From the start of 2017 mandatory minimum rates for the solar power purchased from consumers will no longer exist in South Australia.

However, in a recent press release explaining the changes, the Essential Services Commission of South Australia (ESCOSA) has said that it will require all retailers to publicly disclose and explain their feed-in tariff prices and structures.  It also warns retailers that it may reintroduce price controls if it believes that consumers are being disadvantaged.

Prior to 2012, the value of fed-in electricity was generally not recognised in the form of payments to customers. In large part that was because the number of solar customers was still relatively small.

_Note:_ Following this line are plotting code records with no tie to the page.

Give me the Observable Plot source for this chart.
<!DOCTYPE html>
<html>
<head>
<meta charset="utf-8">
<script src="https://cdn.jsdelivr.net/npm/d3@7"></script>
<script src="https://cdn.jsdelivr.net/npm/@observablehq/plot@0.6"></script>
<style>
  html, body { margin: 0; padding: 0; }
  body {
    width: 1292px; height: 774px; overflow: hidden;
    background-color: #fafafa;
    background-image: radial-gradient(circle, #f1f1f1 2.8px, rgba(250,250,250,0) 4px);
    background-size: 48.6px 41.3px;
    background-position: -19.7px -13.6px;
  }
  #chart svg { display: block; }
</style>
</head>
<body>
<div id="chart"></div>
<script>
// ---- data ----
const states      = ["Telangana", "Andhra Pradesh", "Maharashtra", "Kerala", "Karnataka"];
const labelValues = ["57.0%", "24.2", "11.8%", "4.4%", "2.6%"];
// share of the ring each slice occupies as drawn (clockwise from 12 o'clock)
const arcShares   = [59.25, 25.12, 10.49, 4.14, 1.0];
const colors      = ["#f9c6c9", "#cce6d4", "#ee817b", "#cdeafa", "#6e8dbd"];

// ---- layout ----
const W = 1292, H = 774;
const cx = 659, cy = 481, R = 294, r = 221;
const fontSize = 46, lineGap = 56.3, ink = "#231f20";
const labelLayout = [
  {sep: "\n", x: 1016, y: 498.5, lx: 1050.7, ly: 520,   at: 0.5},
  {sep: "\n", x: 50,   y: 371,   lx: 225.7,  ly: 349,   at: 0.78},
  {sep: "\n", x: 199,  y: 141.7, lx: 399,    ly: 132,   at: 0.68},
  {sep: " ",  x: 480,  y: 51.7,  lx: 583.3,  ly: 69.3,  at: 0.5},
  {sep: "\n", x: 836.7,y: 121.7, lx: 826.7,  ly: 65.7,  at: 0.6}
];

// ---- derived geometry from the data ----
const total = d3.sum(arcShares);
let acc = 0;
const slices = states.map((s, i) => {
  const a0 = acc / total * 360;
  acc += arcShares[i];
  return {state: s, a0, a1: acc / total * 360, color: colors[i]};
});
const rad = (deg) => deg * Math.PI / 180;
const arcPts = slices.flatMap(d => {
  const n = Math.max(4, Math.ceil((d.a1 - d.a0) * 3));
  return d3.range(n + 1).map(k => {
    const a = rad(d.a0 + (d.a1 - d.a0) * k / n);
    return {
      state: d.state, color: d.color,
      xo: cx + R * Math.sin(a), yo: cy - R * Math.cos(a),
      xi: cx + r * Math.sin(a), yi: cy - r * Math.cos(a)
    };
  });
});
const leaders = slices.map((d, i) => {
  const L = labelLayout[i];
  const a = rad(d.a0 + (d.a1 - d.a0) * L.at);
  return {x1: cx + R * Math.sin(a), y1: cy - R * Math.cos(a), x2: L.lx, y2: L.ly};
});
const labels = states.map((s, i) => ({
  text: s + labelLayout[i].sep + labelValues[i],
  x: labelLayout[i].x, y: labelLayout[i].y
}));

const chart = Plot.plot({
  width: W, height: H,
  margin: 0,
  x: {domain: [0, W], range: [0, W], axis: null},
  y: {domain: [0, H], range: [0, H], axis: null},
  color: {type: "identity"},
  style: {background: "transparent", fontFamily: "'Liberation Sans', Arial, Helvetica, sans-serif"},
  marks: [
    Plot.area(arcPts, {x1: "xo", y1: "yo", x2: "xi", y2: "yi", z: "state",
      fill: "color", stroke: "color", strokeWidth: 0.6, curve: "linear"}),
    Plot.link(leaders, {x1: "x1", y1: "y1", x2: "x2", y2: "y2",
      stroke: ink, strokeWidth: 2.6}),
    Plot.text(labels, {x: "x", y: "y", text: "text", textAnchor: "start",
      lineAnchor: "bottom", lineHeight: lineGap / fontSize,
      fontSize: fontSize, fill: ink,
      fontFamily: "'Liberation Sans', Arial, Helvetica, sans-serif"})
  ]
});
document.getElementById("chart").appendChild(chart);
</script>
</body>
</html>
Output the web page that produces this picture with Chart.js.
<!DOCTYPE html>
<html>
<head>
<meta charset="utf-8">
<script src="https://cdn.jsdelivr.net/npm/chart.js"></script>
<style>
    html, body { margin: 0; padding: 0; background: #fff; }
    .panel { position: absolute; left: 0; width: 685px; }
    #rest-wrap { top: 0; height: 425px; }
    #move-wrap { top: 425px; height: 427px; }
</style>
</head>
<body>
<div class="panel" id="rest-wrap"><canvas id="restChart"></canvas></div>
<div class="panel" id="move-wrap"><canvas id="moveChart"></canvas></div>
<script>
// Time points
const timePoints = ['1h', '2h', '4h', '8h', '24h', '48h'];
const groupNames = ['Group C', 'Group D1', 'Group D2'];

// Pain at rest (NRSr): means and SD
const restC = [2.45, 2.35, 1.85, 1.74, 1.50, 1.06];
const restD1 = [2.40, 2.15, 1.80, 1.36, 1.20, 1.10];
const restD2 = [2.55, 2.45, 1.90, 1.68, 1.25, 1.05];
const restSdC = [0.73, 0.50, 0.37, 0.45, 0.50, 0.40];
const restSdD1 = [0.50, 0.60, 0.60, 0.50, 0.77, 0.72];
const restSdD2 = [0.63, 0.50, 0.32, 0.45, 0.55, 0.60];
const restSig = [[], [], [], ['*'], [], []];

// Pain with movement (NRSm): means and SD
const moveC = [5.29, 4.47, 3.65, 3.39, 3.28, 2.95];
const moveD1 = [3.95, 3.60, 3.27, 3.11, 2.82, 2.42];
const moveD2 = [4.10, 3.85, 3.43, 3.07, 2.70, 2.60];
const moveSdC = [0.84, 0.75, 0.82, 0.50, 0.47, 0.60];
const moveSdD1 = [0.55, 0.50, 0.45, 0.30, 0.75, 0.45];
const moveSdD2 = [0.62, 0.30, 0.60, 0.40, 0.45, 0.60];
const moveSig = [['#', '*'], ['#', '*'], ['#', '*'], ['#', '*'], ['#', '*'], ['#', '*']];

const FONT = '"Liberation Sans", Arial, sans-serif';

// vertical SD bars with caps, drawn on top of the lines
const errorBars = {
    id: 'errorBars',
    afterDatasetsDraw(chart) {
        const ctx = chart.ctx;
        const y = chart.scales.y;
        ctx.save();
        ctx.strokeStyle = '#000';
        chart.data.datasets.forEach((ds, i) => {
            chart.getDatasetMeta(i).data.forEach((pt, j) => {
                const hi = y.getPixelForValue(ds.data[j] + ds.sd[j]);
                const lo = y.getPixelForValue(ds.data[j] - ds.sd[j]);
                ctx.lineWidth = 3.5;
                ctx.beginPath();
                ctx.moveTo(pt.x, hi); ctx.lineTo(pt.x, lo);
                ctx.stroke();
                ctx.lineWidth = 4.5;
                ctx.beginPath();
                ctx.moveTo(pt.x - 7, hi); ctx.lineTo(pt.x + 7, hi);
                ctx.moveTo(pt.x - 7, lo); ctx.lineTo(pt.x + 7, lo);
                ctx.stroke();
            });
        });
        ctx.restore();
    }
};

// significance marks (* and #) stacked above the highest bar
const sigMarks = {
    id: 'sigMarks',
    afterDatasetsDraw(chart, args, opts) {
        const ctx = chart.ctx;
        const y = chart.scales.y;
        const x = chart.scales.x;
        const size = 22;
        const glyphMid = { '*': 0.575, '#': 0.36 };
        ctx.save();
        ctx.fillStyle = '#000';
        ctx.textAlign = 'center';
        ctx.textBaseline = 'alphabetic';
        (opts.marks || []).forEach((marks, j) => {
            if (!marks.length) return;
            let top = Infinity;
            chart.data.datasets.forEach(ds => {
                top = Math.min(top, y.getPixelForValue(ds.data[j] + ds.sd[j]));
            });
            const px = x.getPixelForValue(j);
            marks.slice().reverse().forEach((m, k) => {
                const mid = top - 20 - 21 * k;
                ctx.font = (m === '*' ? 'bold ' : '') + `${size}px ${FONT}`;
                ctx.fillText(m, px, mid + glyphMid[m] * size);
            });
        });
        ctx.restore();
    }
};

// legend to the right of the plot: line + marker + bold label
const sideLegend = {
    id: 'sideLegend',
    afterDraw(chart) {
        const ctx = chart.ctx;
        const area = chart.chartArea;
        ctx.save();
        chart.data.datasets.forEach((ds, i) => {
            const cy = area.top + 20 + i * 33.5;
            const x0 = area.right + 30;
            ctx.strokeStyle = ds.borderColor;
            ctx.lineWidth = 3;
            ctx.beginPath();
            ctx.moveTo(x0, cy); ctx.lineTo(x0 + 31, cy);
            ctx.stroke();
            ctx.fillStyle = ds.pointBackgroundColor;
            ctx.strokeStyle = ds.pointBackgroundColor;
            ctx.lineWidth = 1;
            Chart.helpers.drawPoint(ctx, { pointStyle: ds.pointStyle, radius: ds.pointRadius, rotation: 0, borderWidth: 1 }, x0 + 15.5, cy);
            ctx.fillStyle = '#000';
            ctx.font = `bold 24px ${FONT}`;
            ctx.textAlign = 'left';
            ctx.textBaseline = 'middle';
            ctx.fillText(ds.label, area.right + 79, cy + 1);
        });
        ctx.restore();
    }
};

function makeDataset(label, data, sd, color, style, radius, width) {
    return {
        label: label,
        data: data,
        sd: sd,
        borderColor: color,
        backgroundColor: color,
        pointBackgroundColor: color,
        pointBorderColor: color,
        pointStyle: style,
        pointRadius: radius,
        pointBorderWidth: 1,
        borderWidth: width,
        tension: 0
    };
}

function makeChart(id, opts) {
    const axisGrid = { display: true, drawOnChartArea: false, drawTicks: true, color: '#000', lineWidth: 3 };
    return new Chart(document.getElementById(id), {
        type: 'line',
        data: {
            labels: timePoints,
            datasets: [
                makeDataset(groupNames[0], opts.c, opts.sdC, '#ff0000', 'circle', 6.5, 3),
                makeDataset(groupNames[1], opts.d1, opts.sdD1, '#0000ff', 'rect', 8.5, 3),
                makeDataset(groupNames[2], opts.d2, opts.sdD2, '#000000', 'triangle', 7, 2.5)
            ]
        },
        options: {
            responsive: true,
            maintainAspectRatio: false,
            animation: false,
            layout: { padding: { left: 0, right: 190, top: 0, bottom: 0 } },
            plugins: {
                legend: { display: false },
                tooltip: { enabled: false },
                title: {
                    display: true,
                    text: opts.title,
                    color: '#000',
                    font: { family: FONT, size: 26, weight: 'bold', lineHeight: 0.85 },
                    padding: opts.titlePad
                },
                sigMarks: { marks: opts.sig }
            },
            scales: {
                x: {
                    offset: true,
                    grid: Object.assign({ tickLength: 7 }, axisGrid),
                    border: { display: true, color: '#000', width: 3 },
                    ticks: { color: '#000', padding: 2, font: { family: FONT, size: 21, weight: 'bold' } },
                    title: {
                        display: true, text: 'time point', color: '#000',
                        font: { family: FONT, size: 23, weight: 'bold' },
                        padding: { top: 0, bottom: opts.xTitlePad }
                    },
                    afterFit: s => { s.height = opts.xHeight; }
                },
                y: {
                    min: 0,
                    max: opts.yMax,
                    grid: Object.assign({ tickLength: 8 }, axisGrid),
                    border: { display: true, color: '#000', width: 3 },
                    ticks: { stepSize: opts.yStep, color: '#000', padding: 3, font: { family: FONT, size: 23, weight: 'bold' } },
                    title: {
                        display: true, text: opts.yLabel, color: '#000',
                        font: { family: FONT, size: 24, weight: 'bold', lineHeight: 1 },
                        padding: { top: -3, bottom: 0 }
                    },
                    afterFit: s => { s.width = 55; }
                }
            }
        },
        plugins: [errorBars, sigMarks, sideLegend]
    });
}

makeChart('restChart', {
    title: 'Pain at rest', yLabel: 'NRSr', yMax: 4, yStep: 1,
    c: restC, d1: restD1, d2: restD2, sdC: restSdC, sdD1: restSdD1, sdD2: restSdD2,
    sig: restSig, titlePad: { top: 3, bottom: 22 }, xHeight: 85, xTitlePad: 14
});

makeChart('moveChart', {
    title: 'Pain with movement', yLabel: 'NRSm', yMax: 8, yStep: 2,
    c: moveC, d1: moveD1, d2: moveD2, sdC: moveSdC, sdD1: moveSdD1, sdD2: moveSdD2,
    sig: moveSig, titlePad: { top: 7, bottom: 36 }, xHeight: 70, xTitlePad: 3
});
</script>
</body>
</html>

This has changed over the past five years, not least because of the popularity of solar PV units in South Australia; around 25 percent of customers have become solar customers.

ESCOSA says that electricity retailers now need to deal with solar customers as matter of normal business practice and that means they need to attract and retain those customers on a competitive basis.  ESCOSA Chief Executive, Adam Wilson added that, “customers who export solar energy to the grid provide benefits to retailers, and retailers must continue to pass those benefits back to their customers through feed-in tariffs."

ESCOSA will closely monitor the change during 2017 and will exercise its statutory powers under the Electricity Act to reintroduce a minimum feed-in tariff price if competitive forces fail to deliver value to consumers.